Get down ( make someone feel unhappy)
All the uncertainties of life are really getting me down.
Get down to (to start doing something seriously)
It’s time you got down to looking for a suitable job.
Get in (to arrive at your home or at the place where you work)
What time did you get in last night?
Get in with (to become friendly with someone who can help you)
I was very keen to get in with those in the management of the company.
Get into (to become interested in an activity)
I think I am getting into yoga practices seriously.
Get off (to leave a bus, train, aircraft, or boat)
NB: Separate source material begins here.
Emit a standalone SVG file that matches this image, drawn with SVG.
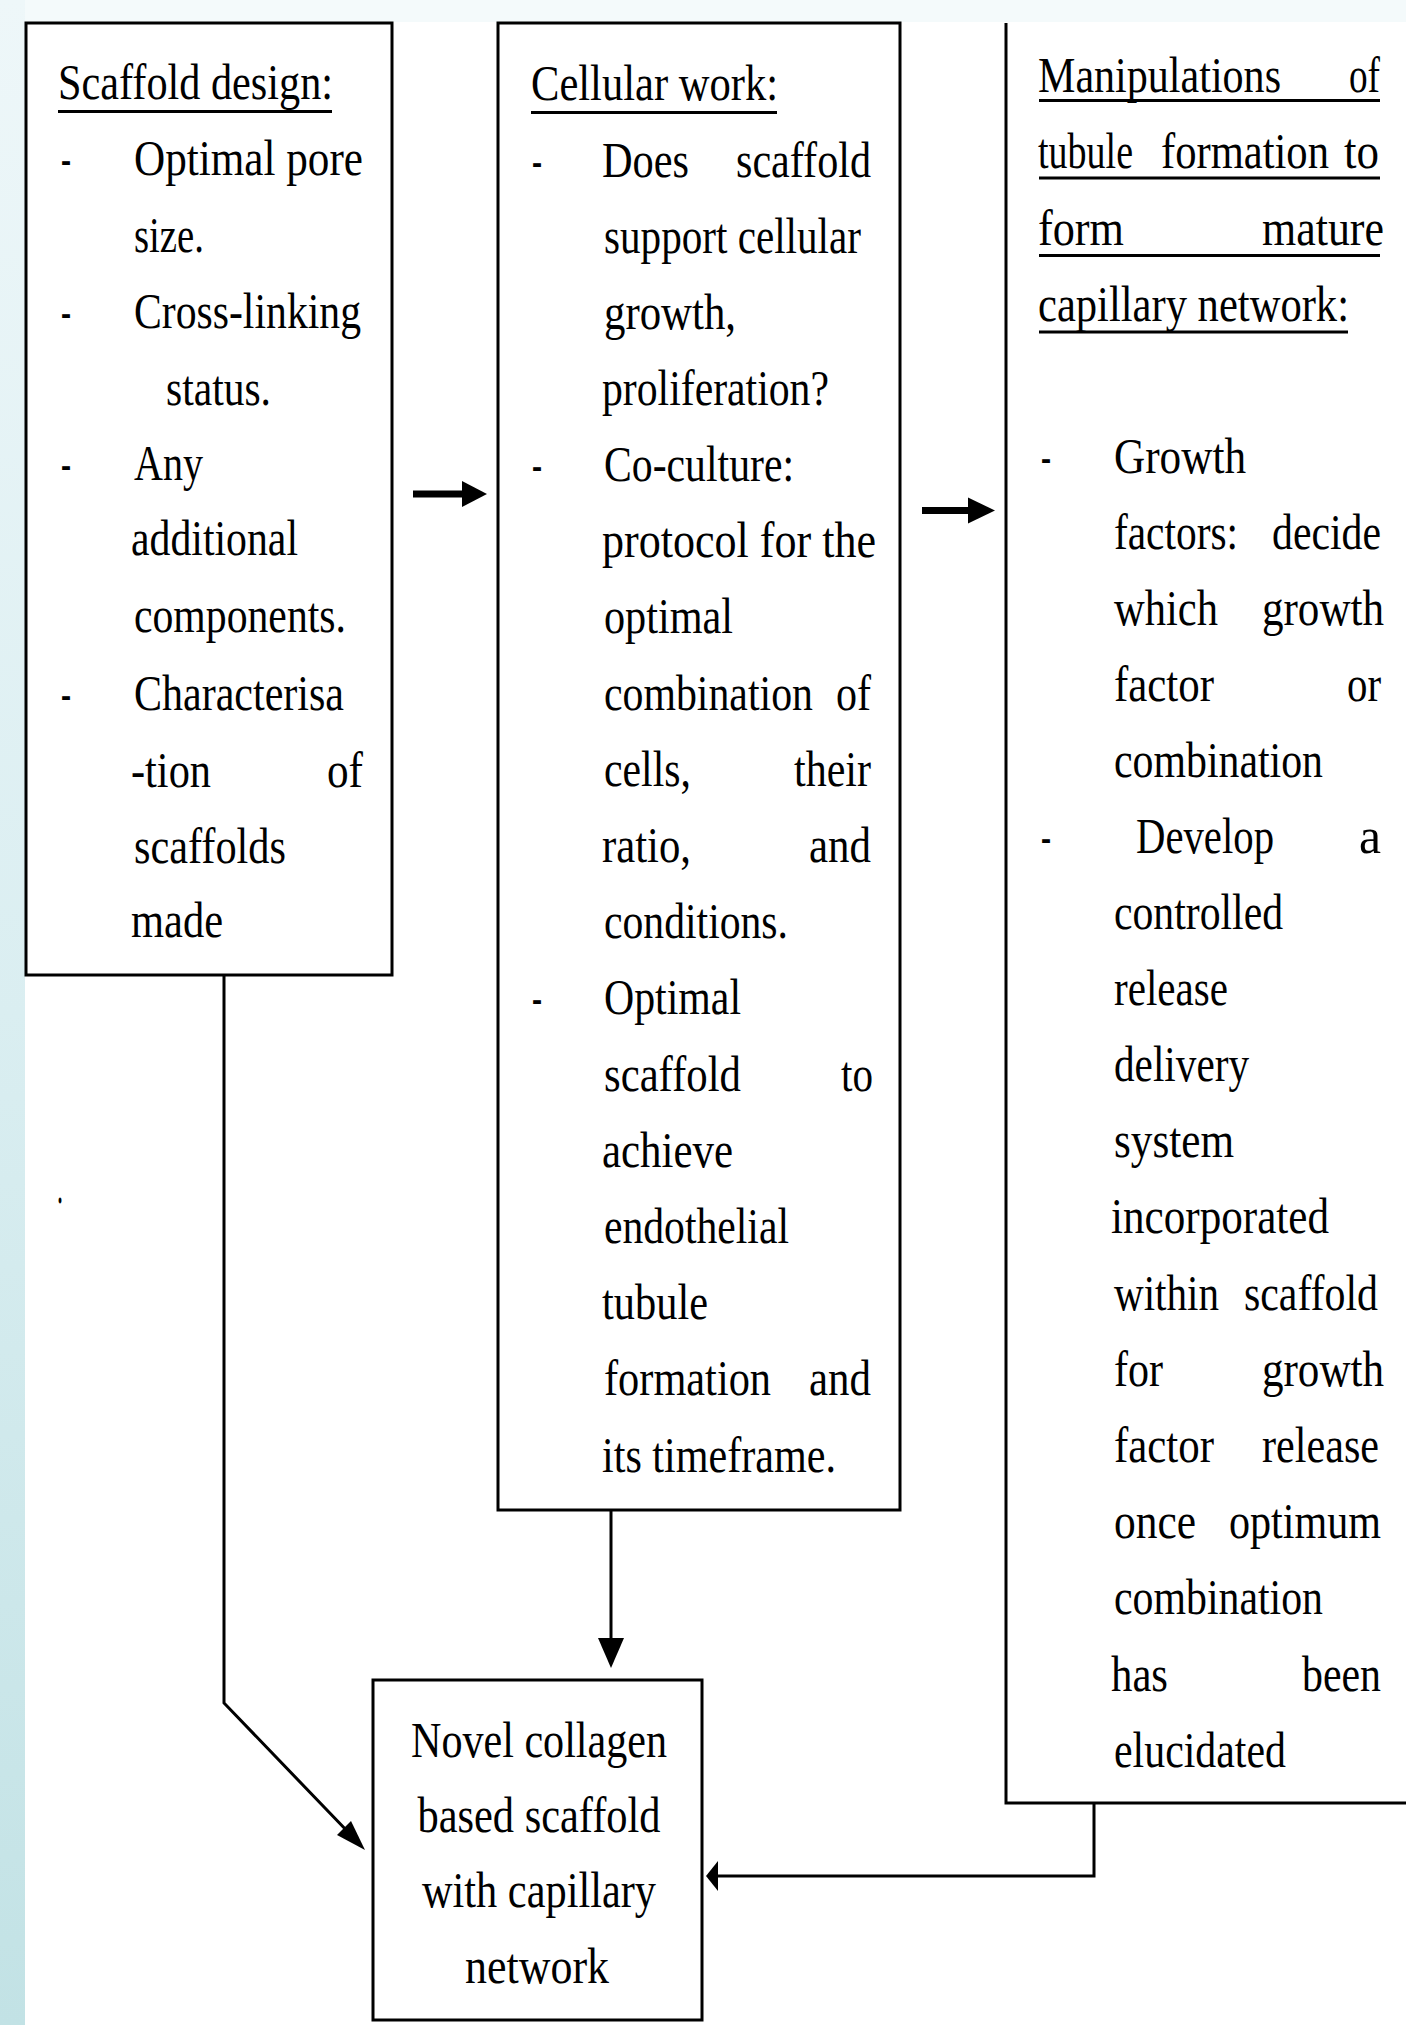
<svg xmlns="http://www.w3.org/2000/svg" width="1406" height="2025" viewBox="0 0 1406 2025">
<defs>
<linearGradient id="strip" x1="0" y1="0" x2="0" y2="1">
<stop offset="0" stop-color="#eef7f9"/>
<stop offset="0.5" stop-color="#daeef1"/>
<stop offset="1" stop-color="#c2e2e5"/>
</linearGradient>
<style>
text{font-family:"Liberation Serif","Times New Roman",serif;font-size:50px;fill:#000}
.box{fill:#fff;stroke:#000;stroke-width:3}
.edge{fill:none;stroke:#000;stroke-width:3}
.ul{stroke:#000;stroke-width:3}
.head{fill:#000}
.mid{text-anchor:middle}
</style>
</defs>
<rect x="0" y="0" width="1406" height="2025" fill="#fff"/>
<rect x="0" y="0" width="1406" height="22" fill="#f4fafb"/>
<rect x="0" y="0" width="25" height="2025" fill="url(#strip)"/>

<g id="node-scaffold-design">
<rect class="box" x="26" y="23" width="366" height="952"/>
<text x="58" y="99" textLength="275" lengthAdjust="spacingAndGlyphs">Scaffold design:</text>
<line class="ul" x1="58" y1="111.5" x2="332" y2="111.5"/>
<text x="61" y="175" textLength="10" lengthAdjust="spacingAndGlyphs">-</text>
<text x="134" y="175" textLength="229" lengthAdjust="spacingAndGlyphs">Optimal pore</text>
<text x="134" y="252" textLength="70" lengthAdjust="spacingAndGlyphs">size.</text>
<text x="61" y="328" textLength="10" lengthAdjust="spacingAndGlyphs">-</text>
<text x="134" y="328" textLength="227" lengthAdjust="spacingAndGlyphs">Cross-linking</text>
<text x="166" y="405" textLength="105" lengthAdjust="spacingAndGlyphs">status.</text>
<text x="61" y="480" textLength="10" lengthAdjust="spacingAndGlyphs">-</text>
<text x="134" y="480" textLength="69" lengthAdjust="spacingAndGlyphs">Any</text>
<text x="131" y="555" textLength="167" lengthAdjust="spacingAndGlyphs">additional</text>
<text x="134" y="632" textLength="212" lengthAdjust="spacingAndGlyphs">components.</text>
<text x="61" y="710" textLength="10" lengthAdjust="spacingAndGlyphs">-</text>
<text x="134" y="710" textLength="210" lengthAdjust="spacingAndGlyphs">Characterisa</text>
<text x="131" y="787" textLength="80" lengthAdjust="spacingAndGlyphs">-tion</text>
<text x="327" y="787" textLength="36" lengthAdjust="spacingAndGlyphs">of</text>
<text x="134" y="863" textLength="152" lengthAdjust="spacingAndGlyphs">scaffolds</text>
<text x="131" y="937" textLength="92" lengthAdjust="spacingAndGlyphs">made</text>
</g>

<g id="node-cellular-work">
<rect class="box" x="498" y="23" width="402" height="1487"/>
<text x="531" y="100" textLength="247" lengthAdjust="spacingAndGlyphs">Cellular work:</text>
<line class="ul" x1="531" y1="112.5" x2="777" y2="112.5"/>
<text x="532" y="177" textLength="10" lengthAdjust="spacingAndGlyphs">-</text>
<text x="602" y="177" textLength="87" lengthAdjust="spacingAndGlyphs">Does</text>
<text x="736" y="177" textLength="135" lengthAdjust="spacingAndGlyphs">scaffold</text>
<text x="604" y="253" textLength="257" lengthAdjust="spacingAndGlyphs">support cellular</text>
<text x="604" y="329" textLength="132" lengthAdjust="spacingAndGlyphs">growth,</text>
<text x="602" y="405" textLength="227" lengthAdjust="spacingAndGlyphs">proliferation?</text>
<text x="532" y="481" textLength="10" lengthAdjust="spacingAndGlyphs">-</text>
<text x="604" y="481" textLength="190" lengthAdjust="spacingAndGlyphs">Co-culture:</text>
<text x="602" y="557" textLength="274" lengthAdjust="spacingAndGlyphs">protocol for the</text>
<text x="604" y="633" textLength="129" lengthAdjust="spacingAndGlyphs">optimal</text>
<text transform="translate(604,710) scale(0.836,1)" x="0" y="0">combination</text>
<text x="836" y="710" textLength="35" lengthAdjust="spacingAndGlyphs">of</text>
<text x="604" y="786" textLength="87" lengthAdjust="spacingAndGlyphs">cells,</text>
<text x="794" y="786" textLength="77" lengthAdjust="spacingAndGlyphs">their</text>
<text x="602" y="862" textLength="89" lengthAdjust="spacingAndGlyphs">ratio,</text>
<text x="809" y="862" textLength="62" lengthAdjust="spacingAndGlyphs">and</text>
<text x="604" y="938" textLength="184" lengthAdjust="spacingAndGlyphs">conditions.</text>
<text x="532" y="1014" textLength="10" lengthAdjust="spacingAndGlyphs">-</text>
<text x="604" y="1014" textLength="137" lengthAdjust="spacingAndGlyphs">Optimal</text>
<text x="604" y="1091" textLength="137" lengthAdjust="spacingAndGlyphs">scaffold</text>
<text x="841" y="1091" textLength="32" lengthAdjust="spacingAndGlyphs">to</text>
<text x="602" y="1167" textLength="131" lengthAdjust="spacingAndGlyphs">achieve</text>
<text x="604" y="1243" textLength="185" lengthAdjust="spacingAndGlyphs">endothelial</text>
<text x="602" y="1319" textLength="106" lengthAdjust="spacingAndGlyphs">tubule</text>
<text x="604" y="1395" textLength="167" lengthAdjust="spacingAndGlyphs">formation</text>
<text x="809" y="1395" textLength="62" lengthAdjust="spacingAndGlyphs">and</text>
<text x="602" y="1472" textLength="234" lengthAdjust="spacingAndGlyphs">its timeframe.</text>
</g>

<g id="node-manipulations">
<path class="edge" d="M1406,1803 H1006 V23"/>
<text x="1038" y="92" textLength="243" lengthAdjust="spacingAndGlyphs">Manipulations</text>
<text x="1349" y="92" textLength="31" lengthAdjust="spacingAndGlyphs">of</text>
<line class="ul" x1="1039" y1="100.5" x2="1380" y2="100.5"/>
<text x="1038" y="168" textLength="95" lengthAdjust="spacingAndGlyphs">tubule</text>
<text transform="translate(1161,168) scale(0.852,1)" x="0" y="0">formation</text>
<text x="1344" y="168" textLength="35" lengthAdjust="spacingAndGlyphs">to</text>
<line class="ul" x1="1039" y1="178" x2="1380" y2="178"/>
<text x="1038" y="245" textLength="86" lengthAdjust="spacingAndGlyphs">form</text>
<text x="1262" y="245" textLength="122" lengthAdjust="spacingAndGlyphs">mature</text>
<line class="ul" x1="1039" y1="255.5" x2="1380" y2="255.5"/>
<text x="1038" y="321" textLength="311" lengthAdjust="spacingAndGlyphs">capillary network:</text>
<line class="ul" x1="1039" y1="332" x2="1348" y2="332"/>
<text x="1041" y="473" textLength="10" lengthAdjust="spacingAndGlyphs">-</text>
<text x="1114" y="473" textLength="132" lengthAdjust="spacingAndGlyphs">Growth</text>
<text x="1114" y="549" textLength="124" lengthAdjust="spacingAndGlyphs">factors:</text>
<text x="1272" y="549" textLength="109" lengthAdjust="spacingAndGlyphs">decide</text>
<text x="1114" y="625" textLength="104" lengthAdjust="spacingAndGlyphs">which</text>
<text x="1262" y="625" textLength="122" lengthAdjust="spacingAndGlyphs">growth</text>
<text x="1114" y="701" textLength="100" lengthAdjust="spacingAndGlyphs">factor</text>
<text x="1347" y="701" textLength="34" lengthAdjust="spacingAndGlyphs">or</text>
<text x="1114" y="777" textLength="209" lengthAdjust="spacingAndGlyphs">combination</text>
<text x="1041" y="853" textLength="10" lengthAdjust="spacingAndGlyphs">-</text>
<text x="1136" y="853" textLength="138" lengthAdjust="spacingAndGlyphs">Develop</text>
<text x="1359" y="853" textLength="22" lengthAdjust="spacingAndGlyphs">a</text>
<text x="1114" y="929" textLength="169" lengthAdjust="spacingAndGlyphs">controlled</text>
<text x="1114" y="1005" textLength="114" lengthAdjust="spacingAndGlyphs">release</text>
<text x="1114" y="1081" textLength="135" lengthAdjust="spacingAndGlyphs">delivery</text>
<text x="1114" y="1157" textLength="120" lengthAdjust="spacingAndGlyphs">system</text>
<text x="1111" y="1233" textLength="218" lengthAdjust="spacingAndGlyphs">incorporated</text>
<text x="1114" y="1310" textLength="105" lengthAdjust="spacingAndGlyphs">within</text>
<text x="1244" y="1310" textLength="134" lengthAdjust="spacingAndGlyphs">scaffold</text>
<text x="1114" y="1386" textLength="49" lengthAdjust="spacingAndGlyphs">for</text>
<text x="1262" y="1386" textLength="122" lengthAdjust="spacingAndGlyphs">growth</text>
<text x="1114" y="1462" textLength="100" lengthAdjust="spacingAndGlyphs">factor</text>
<text x="1262" y="1462" textLength="117" lengthAdjust="spacingAndGlyphs">release</text>
<text x="1114" y="1538" textLength="82" lengthAdjust="spacingAndGlyphs">once</text>
<text x="1229" y="1538" textLength="152" lengthAdjust="spacingAndGlyphs">optimum</text>
<text x="1114" y="1614" textLength="209" lengthAdjust="spacingAndGlyphs">combination</text>
<text x="1111" y="1691" textLength="57" lengthAdjust="spacingAndGlyphs">has</text>
<text x="1302" y="1691" textLength="79" lengthAdjust="spacingAndGlyphs">been</text>
<text x="1114" y="1767" textLength="172" lengthAdjust="spacingAndGlyphs">elucidated</text>
</g>

<g id="node-novel-scaffold">
<rect class="box" x="373" y="1680" width="329" height="340"/>
<text class="mid" x="539" y="1757" textLength="256" lengthAdjust="spacingAndGlyphs">Novel collagen</text>
<text class="mid" x="539" y="1832" textLength="243" lengthAdjust="spacingAndGlyphs">based scaffold</text>
<text class="mid" x="539" y="1907" textLength="234" lengthAdjust="spacingAndGlyphs">with capillary</text>
<text class="mid" x="537" y="1983" textLength="144" lengthAdjust="spacingAndGlyphs">network</text>
</g>

<text x="57" y="1203" textLength="6" lengthAdjust="spacingAndGlyphs">.</text>

<g id="connectors">
<rect x="413" y="490.5" width="52" height="7" fill="#000"/>
<polygon class="head" points="487,494 462,481 462,507"/>
<rect x="922" y="507" width="50" height="7" fill="#000"/>
<polygon class="head" points="995,510.5 968,497.5 968,523.5"/>
<polyline class="edge" points="224,975 224,1703 350,1834" stroke-width="2.5"/>
<polygon class="head" points="365,1850 337,1835 351,1821"/>
<line class="edge" x1="611" y1="1510" x2="611" y2="1645"/>
<polygon class="head" points="611,1668 598,1638 624,1638"/>
<polyline class="edge" points="1094,1803 1094,1876 716,1876"/>
<polygon class="head" points="706,1876 718,1861 718,1891"/>
</g>
</svg>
I want to get off at the Public Library.
Get on (to get into a bus, train, aircraft, or boat) I think you have got on the wrong bus!
Get on (if two people get on, they like each other)
Mary and I have always got on well.
Get on at (to criticize someone in an unkind way)
Why are you always getting on at other people?
Get out (move out of a vehicle)
I’ll stop at the colour lights and you can get out.
Get out of (to stop a habit or regular activity)
I used to do a lot of writing during the past, but I have got out of it in the past few weeks.
Get over (to begin to feel better after an unhappy experience)
It took me a few months to get over the shock of my brother’s death.
Get round (if information gets round, a lot of people hear about it)
Word had got round that a minister is leaving the Cabinet.
Get through (to manage to talk to someone on the telephone)
I couldn’t get through to the chairman as he was busy.
Get together (to meet someone in order to spend time together)
We should get together one of these days.
Get up (to wake up and get out of bed) I usually get up at 5 o’clock in the morning.
Ginger up (to make something more exciting)
When you write a novel, you should ginger it up a little.
Give away (to give something free to someone) I gave away some of my books to a poor student.